Peter Fairbrother wrote:

I'm doing facing cuts and the tool is grabbing because the rake is too
positive (I think. There's a graunchy noise and the feed goes slack for a
bit. Worse near the center, I'm not sure why. Chinese minilathe, 0.5 mm cut,
brazed carbide tool on cast iron).

It's not really practical to change or regrind the tool. I'm dead on center
height, and wondered whether changing the height might make it better by
changing the effective rake somehow?

If so, which way? And why?
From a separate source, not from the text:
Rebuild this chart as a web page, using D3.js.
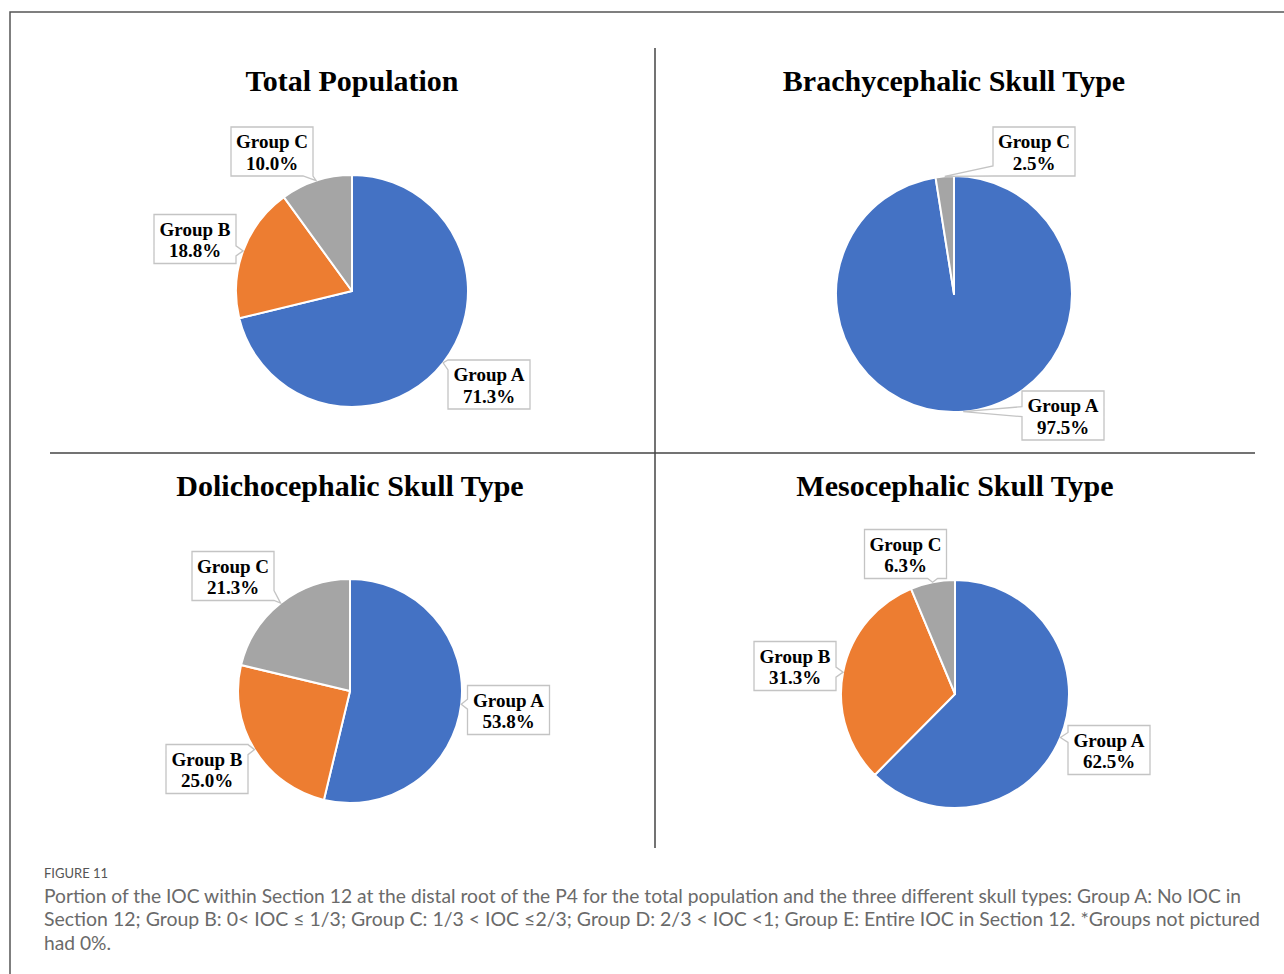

I tried to work it out but got confused, and came
up with two different answers.


Is this a BIG facing job? (more than a couple of inches in diameter?)


90 mm x 55 mm rectangle shape, and that may be a reason for it getting worse
at the middle - I can't get the speed up very high, as it's an odd shape
with the CoG off-axis in a 4-jaw independant and it vibrates too much.

I can get an okay finish with a very fine finishing cut or two, but I have
to do a few of these and they don't have to be measured, just flat.

If so, you may have to increase the spindle speed to keep the cutting
speed in the desirable range as you move from or toward center.


Sounds good when it's hissing, or actually more like air whooshing through a
carb in a sweet engine and it's one more nice point about having a
variable speed - you don't have to stop the lathe to change gear or even
stop the feed, you just turn the speed knob up until the swarf starts
burning.

Is that last bit right by the way? I've been doing it that way all day and
the carbide tool seems undamaged, I figured if the swarf wasn't burning the
tool wouldn't get too hot. No lube used (or needed), I'm cutting good
quality fine-grained grey cast iron, and the lathe doesn't have a coolant
system.

I'm afraid I'm abusing the poor wee lathe though!